Еще более важным вопросом является то, не окажутся ли общественный дискурс и активисты жертвами манипуляций коммерческих компаний, которым принадлежит технологическая инфраструктура социальных сетей. Эта обеспокоенность вызвана растущей экономической мощью и политическим влиянием компаний из технологической отрасли, а также потенциально лишающими людей голоса последствиями использования экономической модели, в которой пользователи играют фундаментально пассивную роль (Флориди 2015).

И действительно, отношения между пользователями социальных сетей и компаниями, предоставляющими им эти услуги, становятся все более ожесточенными в то время, как пользователи пытаются добиться большей приватности, усиления защиты данных и более эффективного заступничества от преследования онлайн, находясь при этом в экономической ситуации, когда у них практически нет сильной переговорной позиции. Этот дисбаланс был прекрасно проиллюстрирован новостью 2014 года о том, что исследователи Facebook тайно провели психологические эксперименты на пользователях, не предупредив их о происходящем.

Суть эксперимента состояла в манипуляции настроением пользователей с помощью изменения пропорции позитивных и негативных постов в их фидах (Гоэл 2014). Это исследование лишь усугубляет растущую обеспокоенность относительно нравственности и применимости исследований в области обществознания, полагающихся на данные, полученные из социальных сетей (Бьюкенан и Циммер 2012).

По иронии судьбы, в борьбе между пользователями и сервисными компаниями социальные сети превратились в основное поле боя, где пользователи изливают свое коллективное возмущение в попытке заставить компании отреагировать на свои требования. Иногда подобные действия приносят позитивный результат, как, например, в ситуации с Twitter, чьи пользователи, после долгих лет жалоб, наконец, застыдили компанию достаточно, чтобы в 2015 года платформа выкатила улучшенные инструменты для подачи жалоб на травлю и домогательства. Однако по природе своей этот процесс хаотичен и зачастую спорен, как, например, когда в конце 2014 года пользователи Reddit успешно добились изгнания гендиректора компании Эллен Пао, под чьим руководством эта социальная сеть закрыла ряд самых отвратительных своих форумов (вроде ‘Ненависть к жирным людям’, полностью посвященного травле людей с лишним весом).

Единственный четкий консенсус, вытекающий из всего вышеперечисленного, состоит в том, что если мы хотим, чтобы социальные сети способствовали какому-либо улучшению публичной сферы, как её описывал Хабермас, или же общественных добродетелей и практик аргументированного дискурса, необходимых любой действующей публичной сфере, то пользователям придется активно мобилизоваться, чтобы воспользоваться подобной возможностью (Фрик и Оберпрантакер 2011).

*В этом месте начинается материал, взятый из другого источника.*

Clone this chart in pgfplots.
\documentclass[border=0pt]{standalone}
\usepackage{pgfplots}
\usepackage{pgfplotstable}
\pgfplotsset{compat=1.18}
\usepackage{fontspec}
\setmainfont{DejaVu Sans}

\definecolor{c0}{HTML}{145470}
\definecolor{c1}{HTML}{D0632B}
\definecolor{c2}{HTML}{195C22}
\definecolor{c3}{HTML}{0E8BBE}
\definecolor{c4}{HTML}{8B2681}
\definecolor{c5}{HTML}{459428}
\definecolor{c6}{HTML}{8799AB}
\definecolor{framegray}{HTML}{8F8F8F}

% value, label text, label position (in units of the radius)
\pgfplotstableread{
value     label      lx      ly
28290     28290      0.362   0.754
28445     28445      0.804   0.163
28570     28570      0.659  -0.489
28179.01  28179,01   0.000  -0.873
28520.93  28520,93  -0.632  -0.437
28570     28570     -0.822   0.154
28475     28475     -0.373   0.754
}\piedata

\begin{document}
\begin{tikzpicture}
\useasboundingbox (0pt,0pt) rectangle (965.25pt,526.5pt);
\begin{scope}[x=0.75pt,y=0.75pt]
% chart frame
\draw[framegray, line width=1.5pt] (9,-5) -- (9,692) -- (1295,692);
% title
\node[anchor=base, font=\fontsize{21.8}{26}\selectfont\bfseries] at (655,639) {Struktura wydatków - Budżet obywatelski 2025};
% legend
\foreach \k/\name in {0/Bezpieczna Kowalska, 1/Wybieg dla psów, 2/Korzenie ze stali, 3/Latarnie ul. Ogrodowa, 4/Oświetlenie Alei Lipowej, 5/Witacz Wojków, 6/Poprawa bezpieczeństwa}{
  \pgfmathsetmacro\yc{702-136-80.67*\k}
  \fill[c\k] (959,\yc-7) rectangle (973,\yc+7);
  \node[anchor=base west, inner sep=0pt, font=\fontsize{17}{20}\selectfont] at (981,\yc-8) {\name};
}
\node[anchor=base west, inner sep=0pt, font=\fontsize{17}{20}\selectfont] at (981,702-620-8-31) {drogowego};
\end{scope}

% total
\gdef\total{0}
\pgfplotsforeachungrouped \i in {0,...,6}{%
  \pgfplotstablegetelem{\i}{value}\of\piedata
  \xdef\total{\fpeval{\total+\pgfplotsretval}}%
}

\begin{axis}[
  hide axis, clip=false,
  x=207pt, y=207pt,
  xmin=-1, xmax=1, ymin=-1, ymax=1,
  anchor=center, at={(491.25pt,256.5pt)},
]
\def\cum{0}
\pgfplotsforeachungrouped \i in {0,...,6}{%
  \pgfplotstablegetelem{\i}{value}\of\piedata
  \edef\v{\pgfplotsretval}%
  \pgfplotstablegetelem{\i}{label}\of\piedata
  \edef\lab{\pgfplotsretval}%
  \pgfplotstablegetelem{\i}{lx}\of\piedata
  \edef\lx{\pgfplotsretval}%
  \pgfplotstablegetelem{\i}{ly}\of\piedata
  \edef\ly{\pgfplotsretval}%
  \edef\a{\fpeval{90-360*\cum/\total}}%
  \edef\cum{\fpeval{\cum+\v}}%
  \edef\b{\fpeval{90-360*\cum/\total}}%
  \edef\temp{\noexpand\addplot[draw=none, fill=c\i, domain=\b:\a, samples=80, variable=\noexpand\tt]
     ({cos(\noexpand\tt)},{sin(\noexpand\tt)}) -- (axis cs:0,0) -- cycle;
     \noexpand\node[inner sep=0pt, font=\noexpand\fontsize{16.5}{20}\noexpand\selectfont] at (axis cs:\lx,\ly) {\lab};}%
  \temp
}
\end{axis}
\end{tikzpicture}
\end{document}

Подобная мобилизация требует от пользователей противостоять «фальшивому чувству собственной активности и достижений» (Бар-Тура, 2010, 239), которое может возникнуть от клика на кнопку ‘Like’ в ответ на публикацию разумного политического выступления, от пересылки призывов подписать петеции, до которых у нас самих руки не доходят, или даже просто от того, что мы ‘подписаны’ на не скрывающего своих убеждений критика, чьи призывы к действию в Twitter заглушаются волной корпоративных анонсов, рекламы всевозможных продуктов от знаменитостей и частными размышлениями. Некоторые считают, это подобная мобилизация потребует также культивации новых норм онлайн-гражданственности, без которых интернет ‘демократии’ так и останутся субъектом саморазрушительных и нерациональных тираний толпы (Эсс 2010).

Социальные сети и киберпреступность

В социальных сетях происходит множество ‘киберпреступлений’ и связанных нарушений, включая, помимо прочего: кибербуллинг/кибертравлю, киберпреследование, эксплуатацию детей, кибервымогательства, кибермошенничество, незаконную слежку, кражу персональных данных, нарушение авторских прав и прав интеллектуальной собственности, кибершпионаж, киберсаботаж и кибертерроризм.

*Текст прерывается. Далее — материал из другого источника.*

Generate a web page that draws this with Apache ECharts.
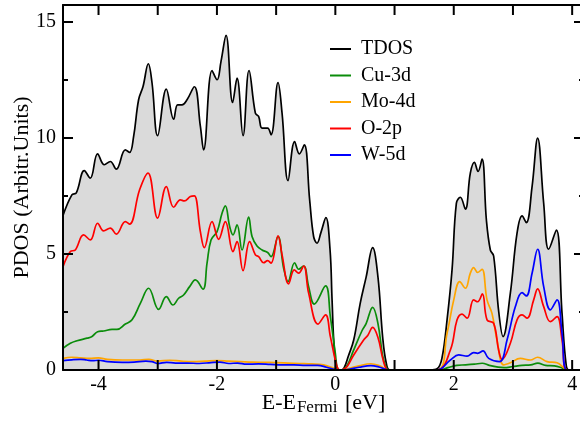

Каждая из этих форм преступного или асоциального поведения имеет богатую историю, предшествующую стандартам Web 2.0, и, возможно в результате этого, философы обычно оставляют исследования корреляций между киберпреступностью и социальными сетями социологам, правоохранительным органам и компаниям, работающим в сфере интернет-безопасности. Тем не менее, философский интерес к киберпреступности живуч, и миграция этой преступности и её эволюция в социальных сетях поднимает новые и своеобычные вопросы этики.

Одним из наиболее важных с этической точки зрения является вопрос о том, как владельцам социальных сетей следует реагировать на требования правительства относительно предоставления пользовательских данных с целью проведения расследования или противодействия терроризму.

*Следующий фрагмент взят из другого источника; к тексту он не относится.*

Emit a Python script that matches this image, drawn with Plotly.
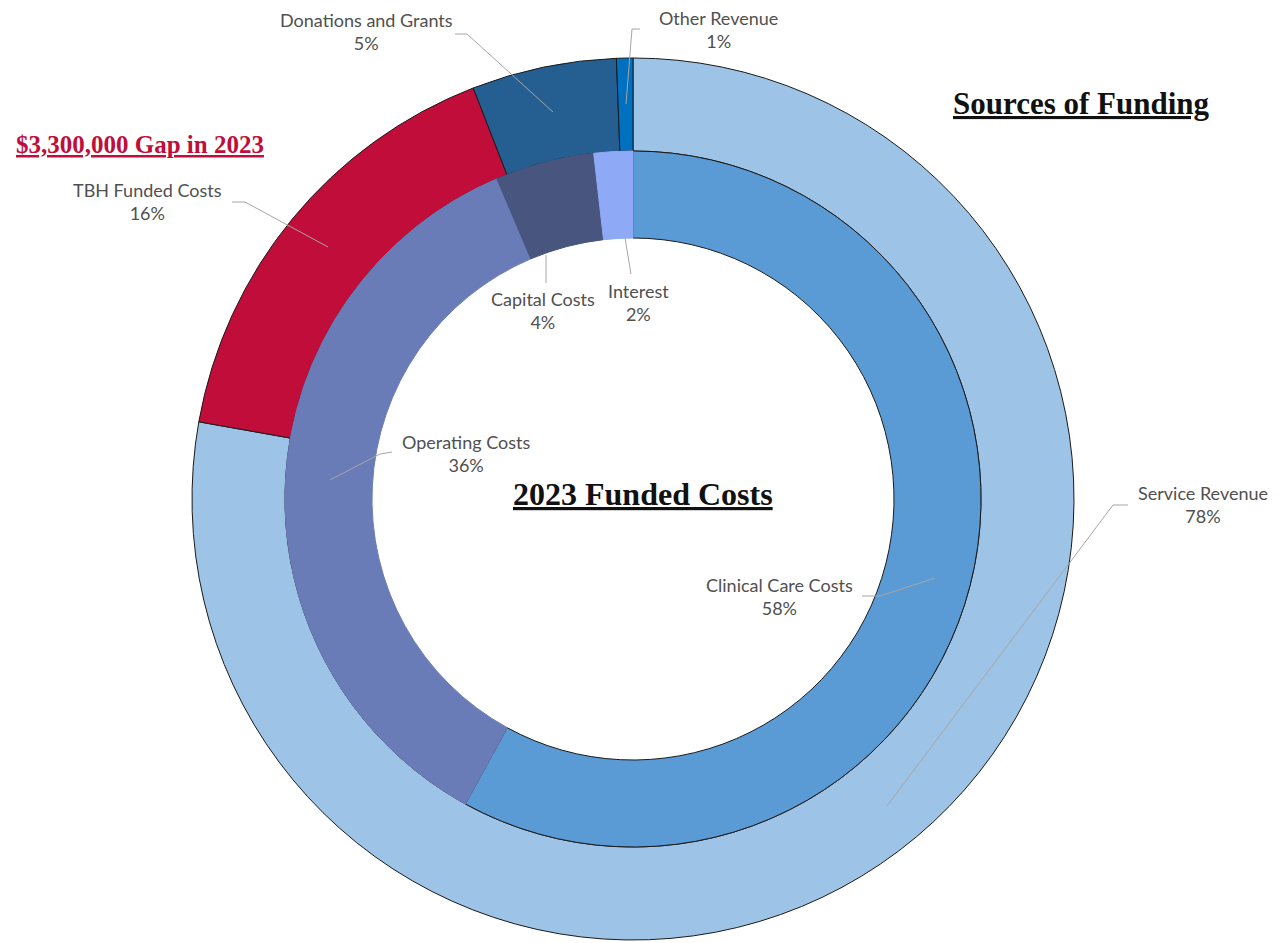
import plotly.graph_objects as go

W, H = 1286, 943
OFF = 8  # default page body margin

# Outer ring: Sources of Funding
outer_labels = ["Service Revenue", "TBH Funded Costs", "Donations and Grants", "Other Revenue"]
outer_values = [77.8, 16.3, 5.3, 0.6]
outer_pct_text = ["78%", "16%", "5%", "1%"]
outer_colors = ["#9DC3E6", "#C00D3A", "#255E91", "#0070C0"]

# Inner ring: 2023 Funded Costs
inner_labels = ["Clinical Care Costs", "Operating Costs", "Capital Costs", "Interest"]
inner_values = [58.0, 35.6, 4.6, 1.8]
inner_pct_text = ["58%", "36%", "4%", "2%"]
inner_colors = ["#5B9BD5", "#6A7CB8", "#47557F", "#8EA9F5"]
inner_line_colors = ["#1a1a1a", "#6A7CB8", "#47557F", "#8EA9F5"]

def px(x):
    return (x - OFF) / W

def py(y):
    return 1 - (y - OFF) / H

cx, cy = 633, 499
r_out, r_mid, r_in = 441, 348, 261

fig = go.Figure()
fig.add_trace(go.Pie(
    labels=outer_labels, values=outer_values, sort=False, direction="clockwise",
    rotation=0, hole=r_mid / r_out, textinfo="none", showlegend=False,
    marker=dict(colors=outer_colors, line=dict(color="#1a1a1a", width=1)),
    domain=dict(x=[px(cx - r_out), px(cx + r_out)], y=[py(cy + r_out), py(cy - r_out)]),
))
fig.add_trace(go.Pie(
    labels=inner_labels, values=inner_values, sort=False, direction="clockwise",
    rotation=0, hole=r_in / r_mid, textinfo="none", showlegend=False,
    marker=dict(colors=inner_colors, line=dict(color=inner_line_colors, width=1)),
    domain=dict(x=[px(cx - r_mid), px(cx + r_mid)], y=[py(cy + r_mid), py(cy - r_mid)]),
))

label_font = dict(family="Lato", size=18, color="#505050")

# label positions (pixels): centre of two-line label
outer_pos = [(1203, 504), (147, 201), (366, 32), (718, 29)]
inner_pos = [(779, 596), (466, 453), (543, 310), (638, 302)]

annotations = []
for (lab, pct), (x, y) in zip(list(zip(outer_labels, outer_pct_text)) + list(zip(inner_labels, inner_pct_text)),
                              outer_pos + inner_pos):
    annotations.append(dict(
        x=px(x), y=py(y), xref="paper", yref="paper", showarrow=False,
        text=f"{lab}<br>{pct}", font=label_font, align="center",
        xanchor="center", yanchor="middle"))

annotations.append(dict(x=px(1081), y=py(104), xref="paper", yref="paper", showarrow=False,
                        xanchor="center", yanchor="middle",
                        text="<b><u>Sources of Funding</u></b>",
                        font=dict(family="Liberation Serif", size=31, color="#111111")))
annotations.append(dict(x=px(643), y=py(494), xref="paper", yref="paper", showarrow=False,
                        xanchor="center", yanchor="middle",
                        text="<b><u>2023 Funded Costs</u></b>",
                        font=dict(family="Liberation Serif", size=32, color="#111111")))
annotations.append(dict(x=px(140), y=py(144), xref="paper", yref="paper", showarrow=False,
                        xanchor="center", yanchor="middle",
                        text="<b><u>$3,300,000 Gap in 2023</u></b>",
                        font=dict(family="Liberation Serif", size=25, color="#C00D3A")))

# leader lines (pixel paths)
leaders = [
    [(1128, 505), (1113, 505), (887, 806)],
    [(232, 202), (245, 202), (328, 247)],
    [(455, 34), (467, 34), (553, 112)],
    [(640, 29), (632, 29), (626, 104)],
    [(862, 596), (880, 596), (935, 578)],
    [(392, 452), (380, 454), (330, 480)],
    [(546, 283), (546, 255)],
    [(631, 274), (625, 238)],
]
shapes = []
for path in leaders:
    d = "M " + " L ".join(f"{px(x)} {py(y)}" for x, y in path)
    shapes.append(dict(type="path", path=d, xref="paper", yref="paper",
                       line=dict(color="#A6A6A6", width=1)))

fig.update_layout(
    width=W, height=H, margin=dict(l=0, r=0, t=0, b=0),
    paper_bgcolor="white", plot_bgcolor="white",
    annotations=annotations, shapes=shapes,
)
fig.write_html("out.html")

Социальные сети вынуждены выбирать между интересами общества в области предотвращения преступлений и необходимостью сохранять доверие и лояльность своих пользователей, многие из которых считают, что государственные органы превышают свои полномочия в попытках получить доступ к анналам сетевой активности. Многие компании сделали свой выбор в пользу пользовательской безопасности, введя сквозное шифрование сообщений внутри социальной сети, чем вызвали недовольство государственных органов, настаивающих на ‘потайном’ доступе к пользовательским данным в интересах общественной и государственной безопасности (Фридерсдорф 2015).

Другую обеспокоенность вызывает все более политический окрас кибертравли и киберпреследования. В США, например, женщины, выступавшие с критикой игровой и технологической отрасли в связи с их недостаточным этнокультурным разнообразием, становятся жертвами особо неприятных действий, и в некоторых случаях вынуждены отменить свои публичные выступления или боятся покидать свой дом из-за угроз, полученных после того, как их домашние адреса и другие личные данные были опубликованы онлайн (эта практика известна как ‘доксинг’).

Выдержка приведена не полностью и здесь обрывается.